* **TASK REQUIREMENTS**
Omit all images, then repeat exactly the lines below from the one containing "Write the Chart.js code for this chart." through the one containing "const zeroY = [0, 0];", both ends included.

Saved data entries
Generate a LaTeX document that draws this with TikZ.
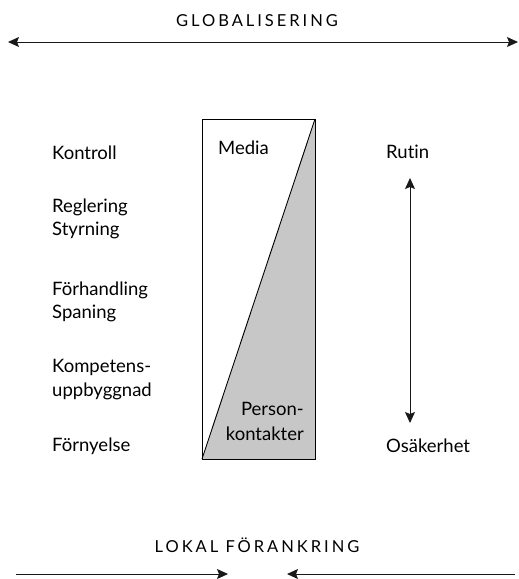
\documentclass[tikz,border=0pt]{standalone}
\usepackage{fontspec}
\setmainfont{Lato}[Ligatures=NoCommon]
\newfontfamily\capsfont[LetterSpace=18]{Lato}
\usetikzlibrary{arrows.meta}
\begin{document}
\begin{tikzpicture}[x=1pt,y=-1pt,
  lbl/.style={inner sep=0pt,font=\fontsize{18.5}{23}\selectfont,align=left},
  titletext/.style={inner sep=0pt,font=\capsfont\fontsize{16.5}{18}\selectfont},
  conn/.style={line width=1pt,draw=black!90},
  tp/.tip={Stealth[length=11pt,width=10pt,inset=2pt]}]
\useasboundingbox (0,0) rectangle (519,579);
% top
\node[titletext,anchor=base] (glob) at (257,26) {GLOBALISERING};
\coordinate (gl) at (8,42);
\coordinate (gr) at (518,42);
\draw[conn,tp-tp] (gl) -- (gr);
% box
\coordinate (tl) at (202,119);
\coordinate (tr) at (315,119);
\coordinate (br) at (315,459);
\coordinate (bl) at (202,459);
\fill[black!22] (tr) -- (br) -- (bl) -- cycle;
\draw[line width=0.9pt] (tl) rectangle (br);
\draw[line width=0.9pt] (tr) -- (bl);
\node[lbl,anchor=base west] (media) at (218,154) {Media};
\node[lbl,anchor=base east] (person) at (304,415) {Person-};
\node[lbl,anchor=base east] (kont) at (304,440) {kontakter};
% left labels
\node[lbl,anchor=base west] (kontroll) at (52,159) {Kontroll};
\node[lbl,anchor=base west] (regl) at (52,212) {Reglering};
\node[lbl,anchor=base west] (styr) at (52,235) {Styrning};
\node[lbl,anchor=base west] (forh) at (52,295) {Förhandling};
\node[lbl,anchor=base west] (span) at (52,318) {Spaning};
\node[lbl,anchor=base west] (komp) at (52,372) {Kompetens-};
\node[lbl,anchor=base west] (uppb) at (52,396) {uppbyggnad};
\node[lbl,anchor=base west] (forn) at (52,451) {Förnyelse};
% right
\node[lbl,anchor=base west] (rutin) at (386,158) {Rutin};
\node[lbl,anchor=base west] (osak) at (386,452) {Osäkerhet};
\coordinate (vt) at (410,178);
\coordinate (vb) at (410,423);
\draw[conn,tp-tp] (vt) -- (vb);
% bottom
\node[titletext,anchor=base] (lokal) at (257,552) {LOKAL FÖRANKRING};
\coordinate (bl1) at (16,574);
\coordinate (bl2) at (228,574);
\coordinate (br1) at (515,574);
\coordinate (br2) at (287,574);
\draw[conn,-tp] (bl1) -- (bl2);
\draw[conn,-tp] (br1) -- (br2);
\end{tikzpicture}
\end{document}
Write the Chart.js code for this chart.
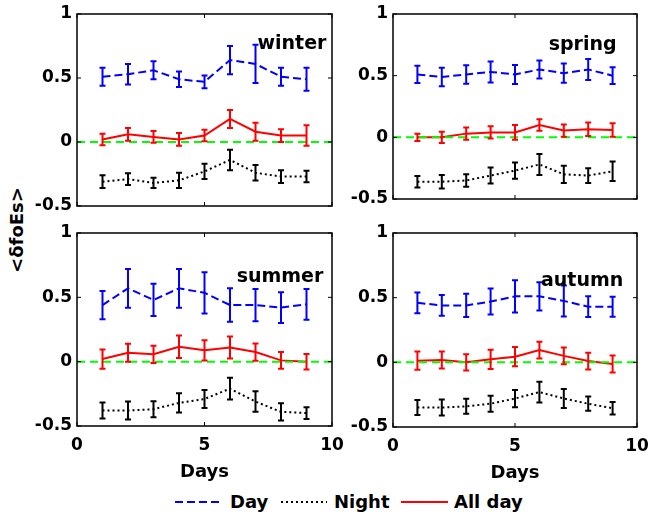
<!DOCTYPE html>
<html>
<head>
<meta charset="utf-8">
<script src="https://cdn.jsdelivr.net/npm/chart.js"></script>
<style>
  body { margin: 0; background: #fff; width: 648px; height: 519px; position: relative; overflow: hidden; font-family: "DejaVu Sans", sans-serif; }
  canvas { position: absolute; }
  .ylab { position: absolute; left: 16px; top: 230px; font: bold 18px "DejaVu Sans"; transform: translate(-50%, -50%) rotate(-90deg); white-space: nowrap; }
  .leg { position: absolute; top: 490px; font: bold 18px "DejaVu Sans"; line-height: 24px; }
  .leg svg { position: absolute; top: 0; }
</style>
</head>
<body>
<div class="ylab">&lt;δfoEs&gt;</div>

<div class="leg" style="left:175px"><svg width="48" height="24"><line x1="0" y1="12" x2="48" y2="12" stroke="#0000ff" stroke-width="2" stroke-dasharray="8,4"/></svg><span style="position:absolute;left:55px">Day</span></div>
<div class="leg" style="left:281px"><svg width="46" height="24"><line x1="0" y1="12" x2="46" y2="12" stroke="#000" stroke-width="2" stroke-dasharray="2,3"/></svg><span style="position:absolute;left:53px">Night</span></div>
<div class="leg" style="left:401px"><svg width="47" height="24"><line x1="0" y1="12" x2="47" y2="12" stroke="#ff0000" stroke-width="2"/></svg><span style="position:absolute;left:53px;white-space:nowrap">All day</span></div>

<script>
// ---- data ----
const days = [1, 2, 3, 4, 5, 6, 7, 8, 9];
const xTicks = [0, 5, 10];
const yTicks = [-0.5, 0, 0.5, 1];
const zeroX = [0, 10];
const zeroY = [0, 0];

const winterDay      = [0.51, 0.53, 0.56, 0.49, 0.47, 0.64, 0.61, 0.51, 0.49];
const winterDayErr   = [0.07, 0.08, 0.07, 0.06, 0.05, 0.11, 0.15, 0.07, 0.09];
const winterNight    = [-0.31, -0.29, -0.32, -0.30, -0.23, -0.14, -0.24, -0.27, -0.27];
const winterNightErr = [0.05, 0.045, 0.04, 0.06, 0.06, 0.08, 0.06, 0.05, 0.045];
const winterAll      = [0.02, 0.06, 0.04, 0.02, 0.05, 0.18, 0.08, 0.05, 0.05];
const winterAllErr   = [0.045, 0.05, 0.045, 0.05, 0.045, 0.07, 0.07, 0.05, 0.08];

const springDay      = [0.51, 0.49, 0.51, 0.53, 0.51, 0.55, 0.52, 0.55, 0.50];
const springDayErr   = [0.07, 0.075, 0.075, 0.085, 0.077, 0.073, 0.078, 0.085, 0.068];
const springNight    = [-0.36, -0.36, -0.35, -0.31, -0.27, -0.22, -0.30, -0.31, -0.275];
const springNightErr = [0.047, 0.055, 0.05, 0.065, 0.065, 0.085, 0.07, 0.06, 0.08];
const springAll      = [0.0, 0.0, 0.03, 0.04, 0.04, 0.10, 0.055, 0.065, 0.06];
const springAllErr   = [0.03, 0.045, 0.05, 0.05, 0.06, 0.047, 0.05, 0.055, 0.055];

const summerDay      = [0.44, 0.57, 0.48, 0.57, 0.535, 0.44, 0.44, 0.42, 0.445];
const summerDayErr   = [0.11, 0.15, 0.125, 0.15, 0.16, 0.13, 0.125, 0.12, 0.12];
const summerNight    = [-0.38, -0.38, -0.37, -0.32, -0.29, -0.21, -0.31, -0.39, -0.40];
const summerNightErr = [0.062, 0.07, 0.062, 0.075, 0.07, 0.085, 0.08, 0.067, 0.045];
const summerAll      = [0.02, 0.07, 0.057, 0.116, 0.088, 0.11, 0.075, 0.01, 0.0];
const summerAllErr   = [0.075, 0.07, 0.067, 0.088, 0.078, 0.085, 0.067, 0.065, 0.06];

const autumnDay      = [0.46, 0.44, 0.44, 0.47, 0.51, 0.51, 0.475, 0.43, 0.43];
const autumnDayErr   = [0.08, 0.08, 0.09, 0.1, 0.125, 0.11, 0.12, 0.08, 0.078];
const autumnNight    = [-0.35, -0.35, -0.34, -0.32, -0.28, -0.23, -0.28, -0.32, -0.355];
const autumnNightErr = [0.058, 0.062, 0.058, 0.062, 0.067, 0.08, 0.073, 0.055, 0.048];
const autumnAll      = [0.013, 0.018, 0.0, 0.023, 0.044, 0.095, 0.05, 0.01, -0.013];
const autumnAllErr   = [0.07, 0.065, 0.063, 0.075, 0.075, 0.065, 0.065, 0.065, 0.065];

// ---- layout of the four panels (plot box in page pixels) ----
const panels = [
  { label: 'winter', box: [77, 14, 332, 206], bottom: false, labelAt: [8.43, 0.724],
    day: winterDay, dayErr: winterDayErr, night: winterNight, nightErr: winterNightErr, all: winterAll, allErr: winterAllErr },
  { label: 'spring', box: [393, 14, 637, 199], bottom: false, labelAt: [7.77, 0.708],
    day: springDay, dayErr: springDayErr, night: springNight, nightErr: springNightErr, all: springAll, allErr: springAllErr },
  { label: 'summer', box: [77, 233, 332, 426], bottom: true, labelAt: [7.96, 0.618],
    day: summerDay, dayErr: summerDayErr, night: summerNight, nightErr: summerNightErr, all: summerAll, allErr: summerAllErr },
  { label: 'autumn', box: [393, 233, 637, 427], bottom: true, labelAt: [7.75, 0.592],
    day: autumnDay, dayErr: autumnDayErr, night: autumnNight, nightErr: autumnNightErr, all: autumnAll, allErr: autumnAllErr }
];

const GUTTER = 70, PAD_T = 14, PAD_R = 14;
const tickFont = { family: 'DejaVu Sans', size: 17, weight: 'bold' };
const TICK_LEN = 4;

// box, inward ticks, error bars and season name
const panelDeco = {
  id: 'panelDeco',
  afterDatasetsDraw(chart) {
    const { ctx, chartArea: a, scales: { x, y } } = chart;
    const o = chart.options.plugins.panelDeco;
    ctx.save();
    ctx.setLineDash([]);
    chart.data.datasets.forEach(ds => {
      if (!ds.err) return;
      ctx.strokeStyle = ds.borderColor;
      ctx.lineWidth = 2;
      ctx.beginPath();
      ds.data.forEach((pt, i) => {
        const px = x.getPixelForValue(pt.x);
        const lo = y.getPixelForValue(pt.y - ds.err[i]);
        const hi = y.getPixelForValue(pt.y + ds.err[i]);
        ctx.moveTo(px, lo); ctx.lineTo(px, hi);
        ctx.moveTo(px - 3, lo); ctx.lineTo(px + 3, lo);
        ctx.moveTo(px - 3, hi); ctx.lineTo(px + 3, hi);
      });
      ctx.stroke();
    });

    ctx.strokeStyle = '#000';
    ctx.lineWidth = 1.5;
    ctx.strokeRect(a.left, a.top, a.width, a.height);
    ctx.lineWidth = 1;
    ctx.beginPath();
    xTicks.forEach(v => {
      const px = x.getPixelForValue(v);
      ctx.moveTo(px, a.bottom); ctx.lineTo(px, a.bottom - TICK_LEN);
      ctx.moveTo(px, a.top); ctx.lineTo(px, a.top + TICK_LEN);
    });
    yTicks.forEach(v => {
      const py = y.getPixelForValue(v);
      ctx.moveTo(a.left, py); ctx.lineTo(a.left + TICK_LEN, py);
      ctx.moveTo(a.right, py); ctx.lineTo(a.right - TICK_LEN, py);
    });
    ctx.stroke();

    ctx.fillStyle = '#000';
    ctx.font = 'bold 19px "DejaVu Sans"';
    ctx.textAlign = 'center';
    ctx.textBaseline = 'alphabetic';
    ctx.fillText(o.label, x.getPixelForValue(o.at[0]), y.getPixelForValue(o.at[1]));
    ctx.restore();
  }
};

function pts(ys) {
  return days.map((d, i) => ({ x: d, y: ys[i] }));
}

function makePanel(p) {
  const [L, T, R, B] = p.box;
  const xh = p.bottom ? 62 : 16;
  const cv = document.createElement('canvas');
  cv.width = (R - L) + GUTTER + PAD_R;
  cv.height = (B - T) + PAD_T + xh;
  cv.style.left = (L - GUTTER) + 'px';
  cv.style.top = (T - PAD_T) + 'px';
  document.body.appendChild(cv);

  new Chart(cv, {
    type: 'line',
    data: {
      datasets: [
        { label: 'zero', data: zeroX.map((v, i) => ({ x: v, y: zeroY[i] })), borderColor: '#00ff00', borderDash: [8, 5], borderWidth: 2, pointRadius: 0 },
        { label: 'All day', data: pts(p.all), err: p.allErr, borderColor: '#ff0000', borderWidth: 2, pointRadius: 0 },
        { label: 'Night', data: pts(p.night), err: p.nightErr, borderColor: '#000000', borderDash: [2, 3], borderWidth: 2, pointRadius: 0 },
        { label: 'Day', data: pts(p.day), err: p.dayErr, borderColor: '#0000ff', borderDash: [8, 4], borderWidth: 2, pointRadius: 0 }
      ]
    },
    options: {
      responsive: false,
      animation: false,
      devicePixelRatio: 1,
      layout: { padding: { left: 0, top: PAD_T, right: PAD_R, bottom: 0 } },
      plugins: {
        legend: { display: false },
        tooltip: { enabled: false },
        panelDeco: { label: p.label, at: p.labelAt }
      },
      scales: {
        x: {
          type: 'linear', min: 0, max: 10,
          afterBuildTicks: s => { s.ticks = xTicks.map(v => ({ value: v })); },
          afterFit: s => { s.height = xh; s.paddingLeft = 0; s.paddingRight = 0; },
          grid: { display: false, drawTicks: false },
          border: { display: false },
          ticks: { display: p.bottom, padding: 9, font: tickFont, color: '#000', maxRotation: 0, autoSkip: false, callback: v => String(v) },
          title: { display: p.bottom, text: 'Days', color: '#000', font: { family: 'DejaVu Sans', size: 18, weight: 'bold' }, padding: { top: 0, bottom: 5 } }
        },
        y: {
          type: 'linear', min: -0.5, max: 1,
          afterBuildTicks: s => { s.ticks = yTicks.map(v => ({ value: v })); },
          afterFit: s => { s.width = GUTTER; s.paddingTop = 0; s.paddingBottom = 0; },
          grid: { display: false, drawTicks: false },
          border: { display: false },
          ticks: { padding: 5, font: tickFont, color: '#000', callback: v => String(v) }
        }
      }
    },
    plugins: [panelDeco]
  });
}

panels.forEach(makePanel);
</script>
</body>
</html>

* **RESPONSE TO THE EXERCISE**
Write the Chart.js code for this chart.
<!DOCTYPE html>
<html>
<head>
<meta charset="utf-8">
<script src="https://cdn.jsdelivr.net/npm/chart.js"></script>
<style>
  body { margin: 0; background: #fff; width: 648px; height: 519px; position: relative; overflow: hidden; font-family: "DejaVu Sans", sans-serif; }
  canvas { position: absolute; }
  .ylab { position: absolute; left: 16px; top: 230px; font: bold 18px "DejaVu Sans"; transform: translate(-50%, -50%) rotate(-90deg); white-space: nowrap; }
  .leg { position: absolute; top: 490px; font: bold 18px "DejaVu Sans"; line-height: 24px; }
  .leg svg { position: absolute; top: 0; }
</style>
</head>
<body>
<div class="ylab">&lt;δfoEs&gt;</div>

<div class="leg" style="left:175px"><svg width="48" height="24"><line x1="0" y1="12" x2="48" y2="12" stroke="#0000ff" stroke-width="2" stroke-dasharray="8,4"/></svg><span style="position:absolute;left:55px">Day</span></div>
<div class="leg" style="left:281px"><svg width="46" height="24"><line x1="0" y1="12" x2="46" y2="12" stroke="#000" stroke-width="2" stroke-dasharray="2,3"/></svg><span style="position:absolute;left:53px">Night</span></div>
<div class="leg" style="left:401px"><svg width="47" height="24"><line x1="0" y1="12" x2="47" y2="12" stroke="#ff0000" stroke-width="2"/></svg><span style="position:absolute;left:53px;white-space:nowrap">All day</span></div>

<script>
// ---- data ----
const days = [1, 2, 3, 4, 5, 6, 7, 8, 9];
const xTicks = [0, 5, 10];
const yTicks = [-0.5, 0, 0.5, 1];
const zeroX = [0, 10];
const zeroY = [0, 0];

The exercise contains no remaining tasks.